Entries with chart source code

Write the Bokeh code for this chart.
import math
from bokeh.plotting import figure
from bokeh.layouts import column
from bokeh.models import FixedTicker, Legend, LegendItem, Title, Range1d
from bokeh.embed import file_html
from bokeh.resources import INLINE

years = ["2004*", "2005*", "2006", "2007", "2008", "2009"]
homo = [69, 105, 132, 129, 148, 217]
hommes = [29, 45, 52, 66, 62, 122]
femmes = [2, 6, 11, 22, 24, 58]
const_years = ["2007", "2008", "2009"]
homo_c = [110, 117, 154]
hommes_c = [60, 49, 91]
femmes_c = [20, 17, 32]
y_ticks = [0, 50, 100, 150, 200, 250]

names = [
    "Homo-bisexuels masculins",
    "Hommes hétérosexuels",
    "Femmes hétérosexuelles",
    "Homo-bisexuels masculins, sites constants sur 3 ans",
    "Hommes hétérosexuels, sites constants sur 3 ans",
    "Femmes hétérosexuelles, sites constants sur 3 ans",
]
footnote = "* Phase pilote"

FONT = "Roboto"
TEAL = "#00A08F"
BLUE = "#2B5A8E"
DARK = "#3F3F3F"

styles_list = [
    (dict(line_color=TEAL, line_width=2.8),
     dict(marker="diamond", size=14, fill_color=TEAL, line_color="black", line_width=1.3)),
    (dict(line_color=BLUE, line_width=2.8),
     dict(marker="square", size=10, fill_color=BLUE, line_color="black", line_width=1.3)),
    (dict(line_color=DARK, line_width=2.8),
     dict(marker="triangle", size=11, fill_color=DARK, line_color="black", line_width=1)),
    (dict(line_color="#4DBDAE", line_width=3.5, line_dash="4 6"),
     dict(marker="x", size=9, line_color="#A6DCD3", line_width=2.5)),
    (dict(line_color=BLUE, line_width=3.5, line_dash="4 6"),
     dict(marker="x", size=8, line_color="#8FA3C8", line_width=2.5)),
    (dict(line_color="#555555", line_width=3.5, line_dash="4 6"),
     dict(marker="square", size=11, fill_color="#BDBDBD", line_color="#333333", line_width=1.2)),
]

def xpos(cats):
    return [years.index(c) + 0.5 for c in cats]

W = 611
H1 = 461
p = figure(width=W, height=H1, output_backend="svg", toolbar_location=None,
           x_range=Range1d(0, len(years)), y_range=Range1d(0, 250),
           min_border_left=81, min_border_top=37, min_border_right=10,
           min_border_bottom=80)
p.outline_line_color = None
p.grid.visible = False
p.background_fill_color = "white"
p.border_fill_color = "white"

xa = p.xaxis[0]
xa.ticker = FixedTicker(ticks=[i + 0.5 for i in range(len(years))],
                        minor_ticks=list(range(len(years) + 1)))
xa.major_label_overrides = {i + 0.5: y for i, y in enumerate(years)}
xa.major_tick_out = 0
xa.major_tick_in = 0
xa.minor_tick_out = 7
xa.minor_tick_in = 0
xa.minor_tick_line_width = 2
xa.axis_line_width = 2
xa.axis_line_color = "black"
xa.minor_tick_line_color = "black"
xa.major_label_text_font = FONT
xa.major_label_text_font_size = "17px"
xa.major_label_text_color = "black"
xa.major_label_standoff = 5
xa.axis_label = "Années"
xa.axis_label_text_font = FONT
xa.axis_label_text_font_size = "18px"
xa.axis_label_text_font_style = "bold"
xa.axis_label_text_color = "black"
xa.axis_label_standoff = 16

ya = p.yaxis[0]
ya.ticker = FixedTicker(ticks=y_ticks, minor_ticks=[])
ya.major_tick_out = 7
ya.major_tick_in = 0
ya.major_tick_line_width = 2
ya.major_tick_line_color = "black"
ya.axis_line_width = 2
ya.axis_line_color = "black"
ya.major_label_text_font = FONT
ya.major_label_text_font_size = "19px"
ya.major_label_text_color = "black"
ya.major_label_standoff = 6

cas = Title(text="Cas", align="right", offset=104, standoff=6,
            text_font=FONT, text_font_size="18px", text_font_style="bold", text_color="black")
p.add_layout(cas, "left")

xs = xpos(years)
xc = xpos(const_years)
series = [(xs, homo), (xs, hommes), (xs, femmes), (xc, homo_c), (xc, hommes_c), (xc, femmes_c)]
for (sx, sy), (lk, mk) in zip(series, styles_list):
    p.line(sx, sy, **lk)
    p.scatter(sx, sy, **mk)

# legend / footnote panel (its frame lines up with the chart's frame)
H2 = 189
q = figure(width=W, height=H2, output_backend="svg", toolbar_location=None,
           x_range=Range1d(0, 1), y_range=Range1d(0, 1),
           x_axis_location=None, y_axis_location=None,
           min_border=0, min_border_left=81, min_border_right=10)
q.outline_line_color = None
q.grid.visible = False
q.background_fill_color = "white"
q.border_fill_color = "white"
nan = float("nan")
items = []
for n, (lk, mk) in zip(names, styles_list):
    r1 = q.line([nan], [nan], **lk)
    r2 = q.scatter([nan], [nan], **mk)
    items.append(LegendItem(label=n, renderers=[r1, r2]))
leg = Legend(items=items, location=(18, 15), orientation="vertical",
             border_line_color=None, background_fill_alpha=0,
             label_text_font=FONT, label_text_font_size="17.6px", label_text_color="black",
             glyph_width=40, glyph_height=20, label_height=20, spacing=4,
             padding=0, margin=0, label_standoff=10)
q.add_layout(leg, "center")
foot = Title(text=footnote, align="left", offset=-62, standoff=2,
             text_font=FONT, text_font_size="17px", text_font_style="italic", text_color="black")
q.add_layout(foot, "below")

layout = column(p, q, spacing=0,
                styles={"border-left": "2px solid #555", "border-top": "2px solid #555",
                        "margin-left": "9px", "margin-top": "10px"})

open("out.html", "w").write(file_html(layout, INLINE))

==

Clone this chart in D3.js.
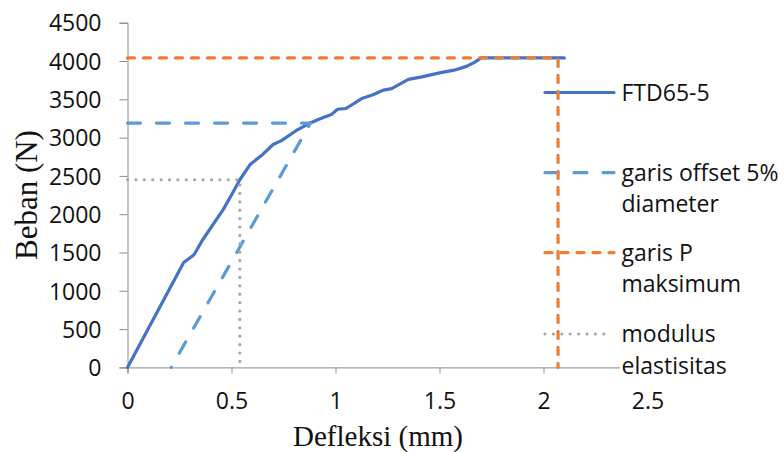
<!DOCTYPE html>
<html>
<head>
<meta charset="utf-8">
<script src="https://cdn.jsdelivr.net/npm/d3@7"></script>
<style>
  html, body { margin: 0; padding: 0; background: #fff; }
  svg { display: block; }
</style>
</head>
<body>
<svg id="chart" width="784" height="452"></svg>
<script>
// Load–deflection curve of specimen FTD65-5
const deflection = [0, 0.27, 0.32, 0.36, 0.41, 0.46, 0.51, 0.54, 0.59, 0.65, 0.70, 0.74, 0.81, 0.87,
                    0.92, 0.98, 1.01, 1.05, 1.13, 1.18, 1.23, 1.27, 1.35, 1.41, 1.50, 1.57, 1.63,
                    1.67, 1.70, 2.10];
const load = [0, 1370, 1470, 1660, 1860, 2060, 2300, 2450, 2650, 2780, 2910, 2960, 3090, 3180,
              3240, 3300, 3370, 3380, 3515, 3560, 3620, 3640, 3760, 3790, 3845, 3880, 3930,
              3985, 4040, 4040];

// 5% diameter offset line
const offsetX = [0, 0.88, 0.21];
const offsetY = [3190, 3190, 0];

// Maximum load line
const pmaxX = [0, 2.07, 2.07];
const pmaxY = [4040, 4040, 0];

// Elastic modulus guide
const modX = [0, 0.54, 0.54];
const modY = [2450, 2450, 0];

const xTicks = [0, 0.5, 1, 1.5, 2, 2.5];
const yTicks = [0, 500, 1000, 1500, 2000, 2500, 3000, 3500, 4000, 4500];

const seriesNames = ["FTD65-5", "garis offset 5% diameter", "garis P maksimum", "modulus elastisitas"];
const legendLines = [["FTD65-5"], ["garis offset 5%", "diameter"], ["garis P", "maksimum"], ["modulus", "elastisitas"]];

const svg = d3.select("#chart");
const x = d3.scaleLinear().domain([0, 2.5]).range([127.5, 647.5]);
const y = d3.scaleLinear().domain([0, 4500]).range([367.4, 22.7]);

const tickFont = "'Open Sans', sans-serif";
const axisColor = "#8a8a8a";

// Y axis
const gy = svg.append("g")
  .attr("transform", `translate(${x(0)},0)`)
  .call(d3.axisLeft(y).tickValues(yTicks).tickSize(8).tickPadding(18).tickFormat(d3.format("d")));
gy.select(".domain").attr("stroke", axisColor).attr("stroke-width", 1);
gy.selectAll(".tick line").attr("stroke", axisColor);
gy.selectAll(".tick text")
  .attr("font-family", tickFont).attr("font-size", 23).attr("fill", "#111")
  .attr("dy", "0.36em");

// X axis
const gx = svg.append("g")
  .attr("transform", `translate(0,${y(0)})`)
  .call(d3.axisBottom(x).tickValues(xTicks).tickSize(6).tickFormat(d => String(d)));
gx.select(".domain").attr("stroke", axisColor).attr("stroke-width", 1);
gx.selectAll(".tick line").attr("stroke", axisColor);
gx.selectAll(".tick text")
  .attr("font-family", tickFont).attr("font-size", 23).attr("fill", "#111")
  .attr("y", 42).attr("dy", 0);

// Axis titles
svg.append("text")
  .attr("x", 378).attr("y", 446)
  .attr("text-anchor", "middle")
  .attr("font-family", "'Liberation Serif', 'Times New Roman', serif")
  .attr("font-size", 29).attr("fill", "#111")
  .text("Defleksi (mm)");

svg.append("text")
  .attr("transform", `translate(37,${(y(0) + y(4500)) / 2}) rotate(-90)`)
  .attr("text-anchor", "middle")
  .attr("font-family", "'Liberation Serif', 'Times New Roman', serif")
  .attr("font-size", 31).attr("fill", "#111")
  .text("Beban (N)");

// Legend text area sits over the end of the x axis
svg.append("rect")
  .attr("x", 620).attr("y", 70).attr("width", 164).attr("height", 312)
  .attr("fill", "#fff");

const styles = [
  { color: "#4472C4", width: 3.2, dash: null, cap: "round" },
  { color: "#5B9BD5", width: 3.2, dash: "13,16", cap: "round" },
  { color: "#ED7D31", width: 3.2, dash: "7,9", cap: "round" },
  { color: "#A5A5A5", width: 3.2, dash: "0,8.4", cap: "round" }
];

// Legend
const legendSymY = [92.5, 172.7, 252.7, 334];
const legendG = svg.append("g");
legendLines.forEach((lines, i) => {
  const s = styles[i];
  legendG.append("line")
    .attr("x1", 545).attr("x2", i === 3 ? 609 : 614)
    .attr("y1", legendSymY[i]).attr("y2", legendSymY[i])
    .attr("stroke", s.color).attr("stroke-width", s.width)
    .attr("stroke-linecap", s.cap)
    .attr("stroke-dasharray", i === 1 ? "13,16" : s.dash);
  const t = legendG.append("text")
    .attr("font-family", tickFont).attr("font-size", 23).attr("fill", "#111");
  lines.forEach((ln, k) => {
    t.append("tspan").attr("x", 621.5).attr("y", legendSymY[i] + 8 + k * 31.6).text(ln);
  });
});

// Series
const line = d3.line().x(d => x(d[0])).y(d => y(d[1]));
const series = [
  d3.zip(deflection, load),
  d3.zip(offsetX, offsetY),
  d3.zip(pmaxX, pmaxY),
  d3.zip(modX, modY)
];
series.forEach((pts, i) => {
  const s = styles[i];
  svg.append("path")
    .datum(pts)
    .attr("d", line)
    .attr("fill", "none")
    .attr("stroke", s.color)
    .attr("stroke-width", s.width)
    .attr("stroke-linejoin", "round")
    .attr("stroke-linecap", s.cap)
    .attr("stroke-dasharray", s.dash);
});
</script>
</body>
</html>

--

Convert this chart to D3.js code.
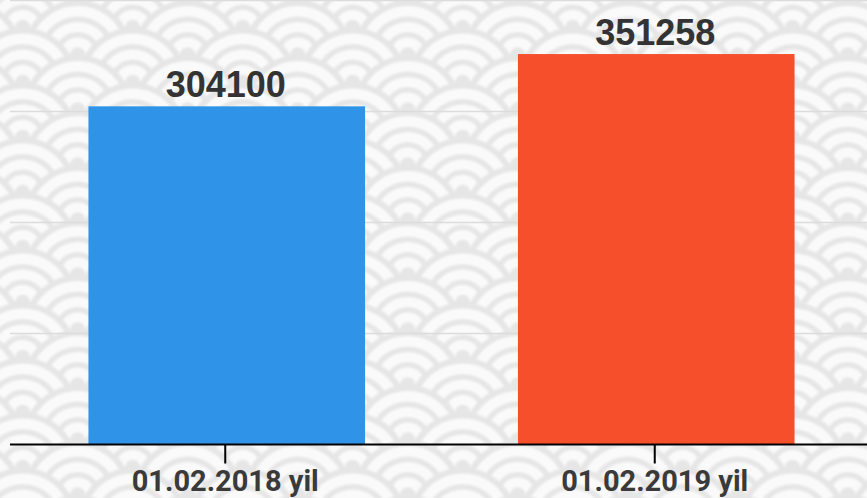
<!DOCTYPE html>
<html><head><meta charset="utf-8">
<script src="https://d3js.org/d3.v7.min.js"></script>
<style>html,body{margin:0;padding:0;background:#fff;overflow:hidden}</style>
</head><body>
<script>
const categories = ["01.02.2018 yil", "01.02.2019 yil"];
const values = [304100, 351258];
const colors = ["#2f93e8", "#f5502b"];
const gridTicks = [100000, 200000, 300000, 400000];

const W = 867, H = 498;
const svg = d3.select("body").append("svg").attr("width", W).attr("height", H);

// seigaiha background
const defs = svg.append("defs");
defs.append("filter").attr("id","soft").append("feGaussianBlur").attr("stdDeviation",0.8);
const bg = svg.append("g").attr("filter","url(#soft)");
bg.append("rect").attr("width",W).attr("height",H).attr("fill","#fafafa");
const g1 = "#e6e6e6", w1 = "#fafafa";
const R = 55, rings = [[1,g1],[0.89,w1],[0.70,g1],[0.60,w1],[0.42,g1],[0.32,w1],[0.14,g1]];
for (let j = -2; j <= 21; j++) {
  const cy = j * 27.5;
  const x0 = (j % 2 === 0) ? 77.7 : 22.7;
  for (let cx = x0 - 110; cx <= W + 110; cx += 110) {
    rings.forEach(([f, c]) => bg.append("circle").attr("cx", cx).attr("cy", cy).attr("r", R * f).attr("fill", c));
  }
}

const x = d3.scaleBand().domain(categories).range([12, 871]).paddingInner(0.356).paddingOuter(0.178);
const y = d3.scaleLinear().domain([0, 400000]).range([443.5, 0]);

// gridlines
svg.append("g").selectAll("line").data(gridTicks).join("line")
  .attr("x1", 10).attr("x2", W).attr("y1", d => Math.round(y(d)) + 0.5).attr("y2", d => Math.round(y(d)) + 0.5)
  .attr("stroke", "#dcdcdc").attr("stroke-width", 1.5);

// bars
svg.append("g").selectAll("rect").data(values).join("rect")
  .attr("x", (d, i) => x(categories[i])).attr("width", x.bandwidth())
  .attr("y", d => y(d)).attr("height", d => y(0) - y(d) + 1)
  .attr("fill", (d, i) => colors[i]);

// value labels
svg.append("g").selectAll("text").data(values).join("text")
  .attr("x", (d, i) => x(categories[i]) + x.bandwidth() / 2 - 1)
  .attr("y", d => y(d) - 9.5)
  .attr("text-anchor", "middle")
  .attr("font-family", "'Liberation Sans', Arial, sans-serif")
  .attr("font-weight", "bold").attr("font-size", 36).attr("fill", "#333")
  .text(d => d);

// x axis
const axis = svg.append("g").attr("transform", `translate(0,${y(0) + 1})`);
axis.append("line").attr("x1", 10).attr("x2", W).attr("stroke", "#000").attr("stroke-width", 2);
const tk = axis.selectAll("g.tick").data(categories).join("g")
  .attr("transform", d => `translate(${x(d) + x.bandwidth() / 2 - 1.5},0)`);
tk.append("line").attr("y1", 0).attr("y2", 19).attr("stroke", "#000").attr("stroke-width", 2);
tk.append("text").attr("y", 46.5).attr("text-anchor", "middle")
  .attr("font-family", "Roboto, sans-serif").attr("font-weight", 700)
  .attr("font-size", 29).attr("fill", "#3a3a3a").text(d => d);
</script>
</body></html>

**EXERCISE DIRECTIONS**. The material above holds pictures; leave them out. Repeat exactly the lines from the one containing "Clone this chart in D3.js." through the one containing "const pmaxY = [4040, 4040, 0];", and nothing else.

**THE REPLY**.
Clone this chart in D3.js.
<!DOCTYPE html>
<html>
<head>
<meta charset="utf-8">
<script src="https://cdn.jsdelivr.net/npm/d3@7"></script>
<style>
  html, body { margin: 0; padding: 0; background: #fff; }
  svg { display: block; }
</style>
</head>
<body>
<svg id="chart" width="784" height="452"></svg>
<script>
// Load–deflection curve of specimen FTD65-5
const deflection = [0, 0.27, 0.32, 0.36, 0.41, 0.46, 0.51, 0.54, 0.59, 0.65, 0.70, 0.74, 0.81, 0.87,
                    0.92, 0.98, 1.01, 1.05, 1.13, 1.18, 1.23, 1.27, 1.35, 1.41, 1.50, 1.57, 1.63,
                    1.67, 1.70, 2.10];
const load = [0, 1370, 1470, 1660, 1860, 2060, 2300, 2450, 2650, 2780, 2910, 2960, 3090, 3180,
              3240, 3300, 3370, 3380, 3515, 3560, 3620, 3640, 3760, 3790, 3845, 3880, 3930,
              3985, 4040, 4040];

// 5% diameter offset line
const offsetX = [0, 0.88, 0.21];
const offsetY = [3190, 3190, 0];

// Maximum load line
const pmaxX = [0, 2.07, 2.07];
const pmaxY = [4040, 4040, 0];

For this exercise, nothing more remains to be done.